__PROMPT__.
Repeat every entry word for word, but leave the images out of your copy.

__THE DATA__.

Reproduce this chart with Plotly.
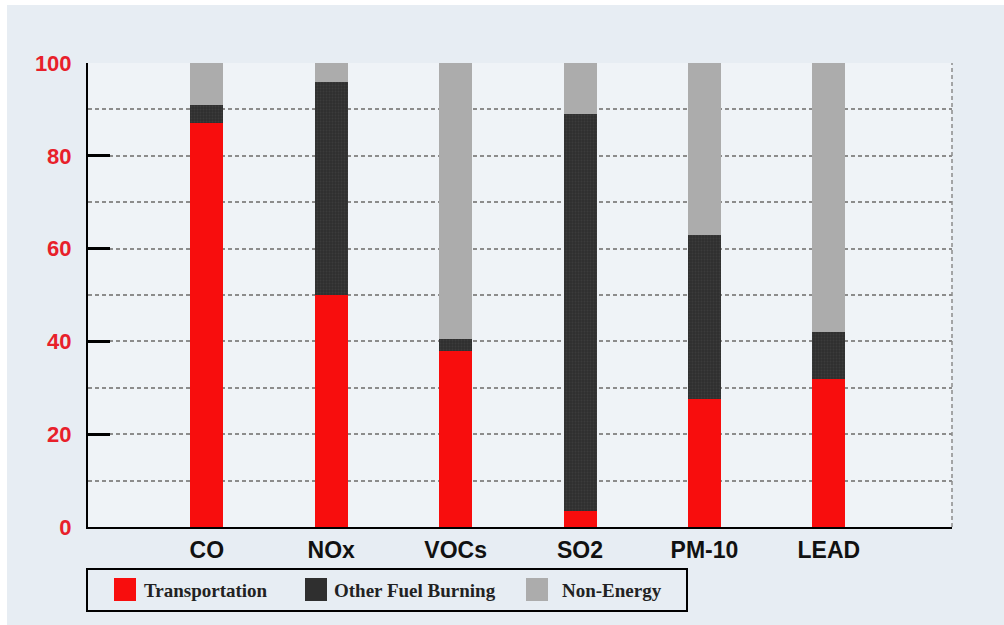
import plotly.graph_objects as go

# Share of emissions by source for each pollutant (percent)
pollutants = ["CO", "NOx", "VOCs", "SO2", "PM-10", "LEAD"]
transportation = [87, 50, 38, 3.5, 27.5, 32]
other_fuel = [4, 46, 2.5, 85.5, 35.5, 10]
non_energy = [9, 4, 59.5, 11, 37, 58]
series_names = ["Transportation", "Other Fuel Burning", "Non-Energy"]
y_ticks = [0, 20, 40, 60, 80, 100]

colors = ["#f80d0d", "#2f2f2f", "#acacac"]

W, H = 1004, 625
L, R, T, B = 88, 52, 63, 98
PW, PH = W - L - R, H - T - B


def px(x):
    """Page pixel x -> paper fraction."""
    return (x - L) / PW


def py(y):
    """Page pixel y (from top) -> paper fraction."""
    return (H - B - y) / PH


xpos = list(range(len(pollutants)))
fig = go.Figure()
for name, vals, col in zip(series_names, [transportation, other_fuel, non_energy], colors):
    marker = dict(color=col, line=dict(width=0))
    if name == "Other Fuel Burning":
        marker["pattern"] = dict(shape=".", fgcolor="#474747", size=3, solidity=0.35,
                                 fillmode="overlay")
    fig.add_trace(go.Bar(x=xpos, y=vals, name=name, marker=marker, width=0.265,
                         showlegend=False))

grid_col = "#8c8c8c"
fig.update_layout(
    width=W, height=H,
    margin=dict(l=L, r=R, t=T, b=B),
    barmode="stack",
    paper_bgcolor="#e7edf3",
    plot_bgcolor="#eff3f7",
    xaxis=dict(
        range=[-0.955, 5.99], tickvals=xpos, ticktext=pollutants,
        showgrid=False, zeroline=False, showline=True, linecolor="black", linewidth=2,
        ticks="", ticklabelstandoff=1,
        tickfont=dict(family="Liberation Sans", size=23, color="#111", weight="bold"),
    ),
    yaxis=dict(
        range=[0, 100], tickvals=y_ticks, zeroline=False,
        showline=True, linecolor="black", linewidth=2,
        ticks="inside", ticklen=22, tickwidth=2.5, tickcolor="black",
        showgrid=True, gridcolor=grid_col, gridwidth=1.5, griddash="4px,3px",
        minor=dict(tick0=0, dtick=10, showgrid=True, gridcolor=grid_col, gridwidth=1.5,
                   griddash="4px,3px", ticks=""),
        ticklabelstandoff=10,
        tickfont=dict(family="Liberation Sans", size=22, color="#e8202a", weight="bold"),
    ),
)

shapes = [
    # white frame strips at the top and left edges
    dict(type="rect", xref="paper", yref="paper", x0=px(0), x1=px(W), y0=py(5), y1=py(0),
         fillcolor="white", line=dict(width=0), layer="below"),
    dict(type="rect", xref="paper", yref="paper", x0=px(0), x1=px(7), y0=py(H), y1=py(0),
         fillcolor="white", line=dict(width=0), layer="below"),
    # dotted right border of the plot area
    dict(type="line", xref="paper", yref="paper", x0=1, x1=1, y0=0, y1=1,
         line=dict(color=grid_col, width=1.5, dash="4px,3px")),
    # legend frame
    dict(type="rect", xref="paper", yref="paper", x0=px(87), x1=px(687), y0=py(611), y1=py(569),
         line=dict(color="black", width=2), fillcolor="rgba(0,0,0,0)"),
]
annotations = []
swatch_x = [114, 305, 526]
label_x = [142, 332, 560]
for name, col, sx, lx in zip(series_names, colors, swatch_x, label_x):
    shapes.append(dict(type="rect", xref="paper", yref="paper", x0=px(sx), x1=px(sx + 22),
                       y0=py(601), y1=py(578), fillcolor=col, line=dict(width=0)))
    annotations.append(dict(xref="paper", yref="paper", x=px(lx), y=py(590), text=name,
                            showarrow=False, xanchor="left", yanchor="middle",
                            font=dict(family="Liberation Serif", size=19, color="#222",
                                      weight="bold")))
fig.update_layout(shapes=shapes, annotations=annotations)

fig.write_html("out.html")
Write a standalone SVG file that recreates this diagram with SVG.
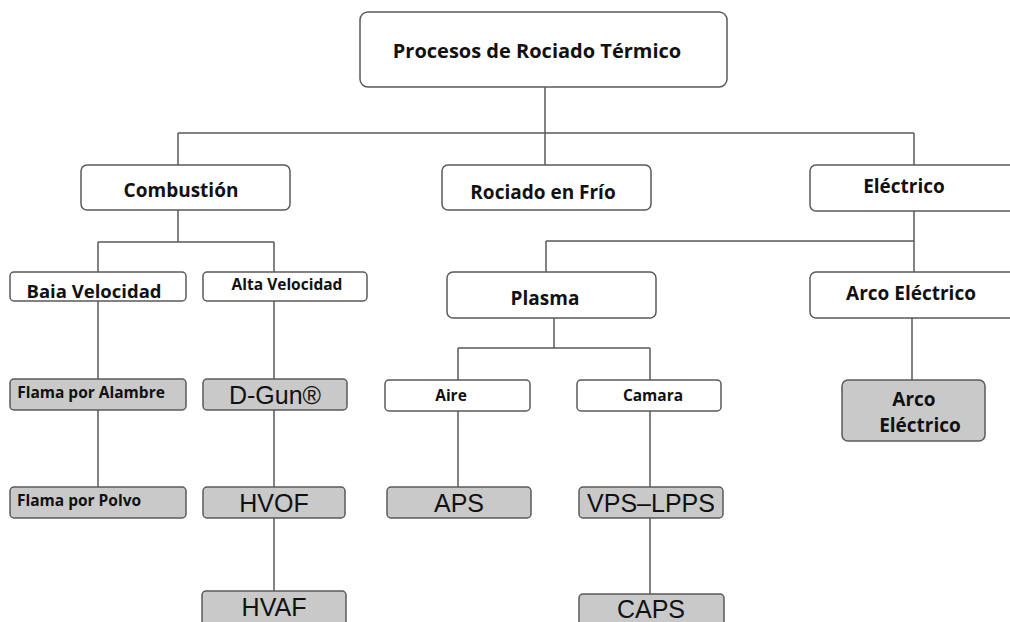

__SOLUTION__.
Reproduce this chart with Plotly.
import plotly.graph_objects as go

# Share of emissions by source for each pollutant (percent)
pollutants = ["CO", "NOx", "VOCs", "SO2", "PM-10", "LEAD"]
transportation = [87, 50, 38, 3.5, 27.5, 32]
other_fuel = [4, 46, 2.5, 85.5, 35.5, 10]
non_energy = [9, 4, 59.5, 11, 37, 58]
series_names = ["Transportation", "Other Fuel Burning", "Non-Energy"]
y_ticks = [0, 20, 40, 60, 80, 100]

colors = ["#f80d0d", "#2f2f2f", "#acacac"]

W, H = 1004, 625
L, R, T, B = 88, 52, 63, 98
PW, PH = W - L - R, H - T - B


def px(x):
    """Page pixel x -> paper fraction."""
    return (x - L) / PW


def py(y):
    """Page pixel y (from top) -> paper fraction."""
    return (H - B - y) / PH


xpos = list(range(len(pollutants)))
fig = go.Figure()
for name, vals, col in zip(series_names, [transportation, other_fuel, non_energy], colors):
    marker = dict(color=col, line=dict(width=0))
    if name == "Other Fuel Burning":
        marker["pattern"] = dict(shape=".", fgcolor="#474747", size=3, solidity=0.35,
                                 fillmode="overlay")
    fig.add_trace(go.Bar(x=xpos, y=vals, name=name, marker=marker, width=0.265,
                         showlegend=False))

grid_col = "#8c8c8c"
fig.update_layout(
    width=W, height=H,
    margin=dict(l=L, r=R, t=T, b=B),
    barmode="stack",
    paper_bgcolor="#e7edf3",
    plot_bgcolor="#eff3f7",
    xaxis=dict(
        range=[-0.955, 5.99], tickvals=xpos, ticktext=pollutants,
        showgrid=False, zeroline=False, showline=True, linecolor="black", linewidth=2,
        ticks="", ticklabelstandoff=1,
        tickfont=dict(family="Liberation Sans", size=23, color="#111", weight="bold"),
    ),
    yaxis=dict(
        range=[0, 100], tickvals=y_ticks, zeroline=False,
        showline=True, linecolor="black", linewidth=2,
        ticks="inside", ticklen=22, tickwidth=2.5, tickcolor="black",
        showgrid=True, gridcolor=grid_col, gridwidth=1.5, griddash="4px,3px",
        minor=dict(tick0=0, dtick=10, showgrid=True, gridcolor=grid_col, gridwidth=1.5,
                   griddash="4px,3px", ticks=""),
        ticklabelstandoff=10,
        tickfont=dict(family="Liberation Sans", size=22, color="#e8202a", weight="bold"),
    ),
)

shapes = [
    # white frame strips at the top and left edges
    dict(type="rect", xref="paper", yref="paper", x0=px(0), x1=px(W), y0=py(5), y1=py(0),
         fillcolor="white", line=dict(width=0), layer="below"),
    dict(type="rect", xref="paper", yref="paper", x0=px(0), x1=px(7), y0=py(H), y1=py(0),
         fillcolor="white", line=dict(width=0), layer="below"),
    # dotted right border of the plot area
    dict(type="line", xref="paper", yref="paper", x0=1, x1=1, y0=0, y1=1,
         line=dict(color=grid_col, width=1.5, dash="4px,3px")),
    # legend frame
    dict(type="rect", xref="paper", yref="paper", x0=px(87), x1=px(687), y0=py(611), y1=py(569),
         line=dict(color="black", width=2), fillcolor="rgba(0,0,0,0)"),
]
annotations = []
swatch_x = [114, 305, 526]
label_x = [142, 332, 560]
for name, col, sx, lx in zip(series_names, colors, swatch_x, label_x):
    shapes.append(dict(type="rect", xref="paper", yref="paper", x0=px(sx), x1=px(sx + 22),
                       y0=py(601), y1=py(578), fillcolor=col, line=dict(width=0)))
    annotations.append(dict(xref="paper", yref="paper", x=px(lx), y=py(590), text=name,
                            showarrow=False, xanchor="left", yanchor="middle",
                            font=dict(family="Liberation Serif", size=19, color="#222",
                                      weight="bold")))
fig.update_layout(shapes=shapes, annotations=annotations)

fig.write_html("out.html")
Write a standalone SVG file that recreates this diagram with SVG.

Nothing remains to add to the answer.